Hacker News new | ask | show | jobs
by devbas 155 days ago
I believe there is a big opportunity for LLM guardrails due to the non- deterministic nature of the Transformer architecture.

However, the just announced Claude Cowork still warns humans to stay in control: https:// claude.com/blog/cowork-research-preview I assume this is because their non-human guardrails are not good enough yet to fully validate the output of an LLM.

What non-human guardrails does Axonflow employ to enforce a policy rule with X% confidence on a prompt / LLM output?

1 comments

Thanks, this is a great question.

We intentionally avoid framing guardrails as “X percent confidence” checks on prompts or model output. In practice, probabilistic confidence at the text level has been the weakest place to enforce safety, especially once workflows become multi step and stateful.

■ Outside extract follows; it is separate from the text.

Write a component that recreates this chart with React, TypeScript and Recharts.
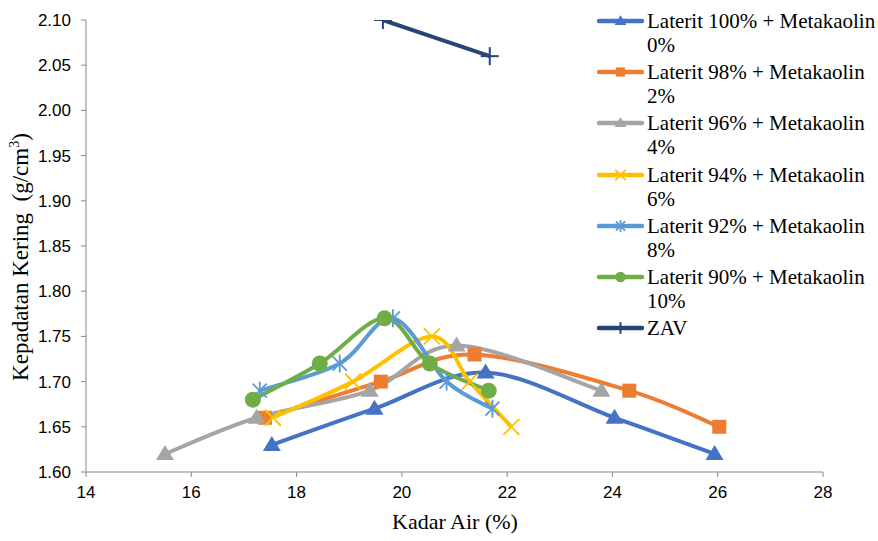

AxonFlow’s non human guardrails are primarily deterministic and context grounded rather than model judgment based. Concretely, they focus on:

- authorization checks on actions, tools, and write paths rather than output quality

- permission evaluation per step using actual tool arguments and proposed side effects

- invariant checks on state transitions, for example whether an action is allowed given what the system has observed so far

- policy decisions that can halt execution entirely rather than degrade or retry

We do use probabilistic components in narrow, explicit places such as PII detection or risk classification, but those always feed into a deterministic policy decision. The system never proceeds because a model “seems confident enough.”

Human approval gates are not there because non human guardrails are insufficient in principle. They exist because some actions are intentionally irreversible or high blast radius, and no amount of model confidence should bypass explicit authorization.

So the distinction we draw is less about validating LLM output and more about deciding whether the system is allowed to move forward at all, given the concrete context and constraints at that moment.